Kenapa Kita Menulis Puisi? (2)
Potensi Puitis Bahasa Melayu dan Kultur Estetis Orang Melayu
Oleh Hasan Aspahani
WILLIAM Marsden (1754-1836) seorang Inggris pernah berdiam di Sumatera dan menjelajah pulau ini, sebelum ia meninggalkannya pada 1779. Ia menulis buku “History of Sumatera” yang terbit 1783. Linguistik adalah keahliannya dan aspek ini menjadi ketertarikannya. Di bukunya kita mendapatkan kesaksian beberapa menarik tentang Bahasa Melayu.
Ia menulis bahwa Bahasa Melayu saat itu telah menjadi lingua franca di sepanjang kawasan pantai Sumatera dan dimengerti oleh penduduk di hampir seluruh pulau. Bahasa ini dinilai sangat tinggi dengan bunyi yang halus dan manis.
“…sehingga memperoleh julukan ‘Bahasa Italianya Orang Timur’,” tulis Marsden. Julukan itu merujuk pada banyaknya vokal dan bunyi cair dalam kata-kata dan jarangnya kombinasi yang tidak padu antara konsonan yang tak bersuara.
Pengamatan penting dari Marsden adalah ketika ia mencatat bahwa dengan karakter bahasa yang demikian itu maka bahasa Melayu cocok dipakai untuk merangkai puisi yang ia saksikan kala itu sangat digandrungi oleh kaum Melayu.
Bahasa Melayu yang disaksikan Marsden pada pertengahan menuju akhir abad ke-18 itu tentulah hasil dari sebuah proses panjang. Bahasa itu telah sejauh itu telah berkembang menjadi bahasa yang memungkinkan dia menjadi bahasa ekspresi estetis.
Potensi bunyi pada kata-kata, panjang-pendek kata, membuat pantun dan syair (yang diserap dari khazanah puitika Parsi) dengan timbangan metrum, prosodi, dan rimanya, menjadi sangat produktif dan hidup.
Saya meyakini pantun yang kita pahami hari ini berkembang sebagai tradisi lisan, saat itu juga tuliskan mengingat sudah berkembang penulisan dengan huruf Arab yang sudah dimodifikasi untuk keperluan bunyi dalam bahasa Melayu. Marsden mencatat bagaimana orang Melayu membuat tinta dari jelaga yang dicampur putih telur dan alat tulis dari ranting enau. Sebuah teknologi yang tak rumit.
Akan tetapi pantun juga berkembang pesat dan berkembang karena ia dinyanyikan. Marsden mencatat pada waktu senggang dan pada sebagian besar waktu orang Melayu suka menghibur diri dengan bernyanyi, dengan nada irama berulang-ulang. Yang mereka nyanyikan itu biasanya adalah pantun yang sudah populer pada masa itu atau peribahasa dan ungkapan yang menjadi bagian dari percakapan sehari-hari.
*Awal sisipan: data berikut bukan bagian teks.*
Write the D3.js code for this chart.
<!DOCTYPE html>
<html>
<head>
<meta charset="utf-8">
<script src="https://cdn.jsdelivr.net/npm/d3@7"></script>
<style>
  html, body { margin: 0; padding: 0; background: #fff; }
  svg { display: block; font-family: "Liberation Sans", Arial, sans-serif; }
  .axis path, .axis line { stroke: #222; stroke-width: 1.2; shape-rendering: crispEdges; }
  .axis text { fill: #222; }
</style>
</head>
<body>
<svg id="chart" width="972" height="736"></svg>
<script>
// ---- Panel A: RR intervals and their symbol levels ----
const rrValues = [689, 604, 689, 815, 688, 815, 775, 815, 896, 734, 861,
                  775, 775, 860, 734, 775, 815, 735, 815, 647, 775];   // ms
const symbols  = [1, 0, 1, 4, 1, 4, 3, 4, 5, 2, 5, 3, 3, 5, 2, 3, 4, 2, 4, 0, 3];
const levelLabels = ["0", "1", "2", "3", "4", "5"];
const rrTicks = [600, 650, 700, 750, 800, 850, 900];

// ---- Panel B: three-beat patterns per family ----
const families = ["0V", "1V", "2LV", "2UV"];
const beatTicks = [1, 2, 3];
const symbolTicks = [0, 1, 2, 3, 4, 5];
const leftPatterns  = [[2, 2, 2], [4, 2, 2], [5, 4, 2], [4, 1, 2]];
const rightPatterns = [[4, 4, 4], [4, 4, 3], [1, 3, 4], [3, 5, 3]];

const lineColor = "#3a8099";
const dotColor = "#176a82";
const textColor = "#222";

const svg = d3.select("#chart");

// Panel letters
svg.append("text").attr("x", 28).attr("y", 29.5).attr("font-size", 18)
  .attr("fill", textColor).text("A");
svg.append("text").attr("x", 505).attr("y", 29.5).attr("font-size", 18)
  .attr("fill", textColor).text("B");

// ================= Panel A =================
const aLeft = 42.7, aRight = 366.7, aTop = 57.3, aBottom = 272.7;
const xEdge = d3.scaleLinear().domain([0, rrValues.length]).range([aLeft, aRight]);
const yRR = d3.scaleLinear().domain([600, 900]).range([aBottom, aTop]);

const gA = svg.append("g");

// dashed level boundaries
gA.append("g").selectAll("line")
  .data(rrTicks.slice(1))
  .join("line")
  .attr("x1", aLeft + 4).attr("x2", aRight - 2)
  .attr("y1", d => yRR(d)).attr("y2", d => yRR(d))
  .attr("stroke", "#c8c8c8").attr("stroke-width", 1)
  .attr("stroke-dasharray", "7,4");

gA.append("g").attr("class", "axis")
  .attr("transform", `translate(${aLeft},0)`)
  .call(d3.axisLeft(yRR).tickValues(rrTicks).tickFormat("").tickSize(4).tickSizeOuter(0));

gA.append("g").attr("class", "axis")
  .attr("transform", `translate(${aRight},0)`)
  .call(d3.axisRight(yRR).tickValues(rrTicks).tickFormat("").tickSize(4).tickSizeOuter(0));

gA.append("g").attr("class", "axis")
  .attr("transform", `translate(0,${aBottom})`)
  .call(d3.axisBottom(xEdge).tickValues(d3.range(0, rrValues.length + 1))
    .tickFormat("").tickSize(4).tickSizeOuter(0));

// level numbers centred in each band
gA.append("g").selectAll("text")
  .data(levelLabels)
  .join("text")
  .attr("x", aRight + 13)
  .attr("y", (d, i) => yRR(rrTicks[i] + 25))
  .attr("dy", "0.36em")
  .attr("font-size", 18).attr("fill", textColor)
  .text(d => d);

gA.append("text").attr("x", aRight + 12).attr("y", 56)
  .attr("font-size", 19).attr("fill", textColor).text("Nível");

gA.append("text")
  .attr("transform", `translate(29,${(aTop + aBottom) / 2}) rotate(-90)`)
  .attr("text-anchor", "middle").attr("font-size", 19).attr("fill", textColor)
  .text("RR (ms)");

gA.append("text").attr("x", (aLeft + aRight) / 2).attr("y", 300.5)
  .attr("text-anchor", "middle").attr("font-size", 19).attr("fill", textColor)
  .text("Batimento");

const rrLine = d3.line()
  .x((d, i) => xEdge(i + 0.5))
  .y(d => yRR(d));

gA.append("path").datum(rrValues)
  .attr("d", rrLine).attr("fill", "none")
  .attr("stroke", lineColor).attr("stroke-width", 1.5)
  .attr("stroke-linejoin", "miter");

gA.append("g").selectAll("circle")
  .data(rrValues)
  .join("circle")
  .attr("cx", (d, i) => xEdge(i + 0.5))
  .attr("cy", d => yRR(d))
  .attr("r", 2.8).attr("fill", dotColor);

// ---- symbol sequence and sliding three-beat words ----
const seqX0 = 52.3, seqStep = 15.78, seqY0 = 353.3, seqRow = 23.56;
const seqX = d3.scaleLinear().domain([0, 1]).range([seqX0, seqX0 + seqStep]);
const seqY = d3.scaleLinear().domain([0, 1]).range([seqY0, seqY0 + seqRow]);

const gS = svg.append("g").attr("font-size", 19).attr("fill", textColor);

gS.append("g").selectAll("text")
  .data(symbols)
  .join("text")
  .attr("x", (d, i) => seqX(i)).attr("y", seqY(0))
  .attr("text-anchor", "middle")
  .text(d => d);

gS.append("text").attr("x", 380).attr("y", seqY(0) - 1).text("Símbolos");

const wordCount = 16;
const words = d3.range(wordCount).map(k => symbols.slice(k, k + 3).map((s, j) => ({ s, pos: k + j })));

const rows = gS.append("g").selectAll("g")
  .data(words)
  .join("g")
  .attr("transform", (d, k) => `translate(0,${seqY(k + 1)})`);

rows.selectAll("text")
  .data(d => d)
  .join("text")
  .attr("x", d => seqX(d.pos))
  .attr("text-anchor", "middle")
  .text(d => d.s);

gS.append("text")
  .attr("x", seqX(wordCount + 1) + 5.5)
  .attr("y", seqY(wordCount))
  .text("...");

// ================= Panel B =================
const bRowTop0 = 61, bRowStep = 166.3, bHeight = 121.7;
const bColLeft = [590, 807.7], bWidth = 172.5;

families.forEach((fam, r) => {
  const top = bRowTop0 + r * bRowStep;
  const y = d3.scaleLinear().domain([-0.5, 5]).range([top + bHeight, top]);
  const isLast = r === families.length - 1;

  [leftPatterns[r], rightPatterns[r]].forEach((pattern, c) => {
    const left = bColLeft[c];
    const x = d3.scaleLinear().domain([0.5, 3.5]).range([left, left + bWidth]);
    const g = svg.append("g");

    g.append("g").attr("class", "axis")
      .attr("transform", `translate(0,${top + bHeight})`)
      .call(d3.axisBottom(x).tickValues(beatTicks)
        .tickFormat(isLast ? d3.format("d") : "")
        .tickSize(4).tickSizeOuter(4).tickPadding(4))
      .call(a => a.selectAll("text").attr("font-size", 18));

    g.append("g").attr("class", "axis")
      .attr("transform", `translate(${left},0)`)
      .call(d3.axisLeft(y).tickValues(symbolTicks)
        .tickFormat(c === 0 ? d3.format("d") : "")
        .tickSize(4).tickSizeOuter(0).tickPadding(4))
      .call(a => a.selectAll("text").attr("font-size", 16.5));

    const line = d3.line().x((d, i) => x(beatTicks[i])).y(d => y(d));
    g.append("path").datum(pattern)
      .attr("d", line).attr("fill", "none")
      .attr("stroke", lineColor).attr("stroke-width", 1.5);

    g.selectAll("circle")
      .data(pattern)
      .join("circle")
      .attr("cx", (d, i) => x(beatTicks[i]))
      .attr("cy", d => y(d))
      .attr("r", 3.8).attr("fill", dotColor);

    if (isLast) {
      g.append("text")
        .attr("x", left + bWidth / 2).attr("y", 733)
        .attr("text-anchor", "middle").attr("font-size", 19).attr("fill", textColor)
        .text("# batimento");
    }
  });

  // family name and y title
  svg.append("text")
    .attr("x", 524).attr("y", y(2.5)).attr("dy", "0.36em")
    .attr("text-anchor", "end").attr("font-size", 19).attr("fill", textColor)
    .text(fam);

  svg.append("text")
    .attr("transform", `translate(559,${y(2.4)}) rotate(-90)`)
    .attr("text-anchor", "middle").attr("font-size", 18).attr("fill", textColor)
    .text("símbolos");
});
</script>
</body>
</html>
Salah satu pantun yang didengar dan dicatat oleh Marsden adalah ini:
Apa guna pasang pelita
Kalau tidak dengan sumbunya
Apa guna bermain mata
kalau tidak dengan sungguhnya
Ini adalah contoh pantun yang sempurna dengan rima dan pembagian larik sampiran dan isi, pengamatan pada peristiwa kehidupan aktual dan pernyataan perasaan.
Masyarakat pada waktku itu tentu saja memakai pelita sebagai alat penerangan. Sampiran itu sendiri sudah bisa menjadi sebagai sebuah larik mandiri yang bermakna atau bisa dimaknai, bukan sekadar larik figuratif pengantar isi. Tambahan pada dua larik isi, yang berisi pesan, ekspresi, gagasan, menjadikan keseluruhan pantun itu lengkap.
Estetika pantun dan puitika pantun adalah bagaimana si penggubah membangun hubungan antara kedua bagian itu, sampiran dan isi itu. Rima pada pantun memang terasa figuratif (terutama pada puisi yang cacat) tapi ia seharunya menjadi perangkat puitika juga sangat fungsional. Pantun adalah disiplin estetis yang ketat. Menuntut kepaduan bentuk dan isi.
Marsden terpesona pada itu. Ia mencoba menuliskannya. Saya membayangkan ia belajar dan seorang yang ahli berpantun. Mula-mula ia menentukan apa yang hendak ia pantunkan. Menentukan tema: dialog antara seseorang dengan selingkuhannya yang kaya dan malu-malu.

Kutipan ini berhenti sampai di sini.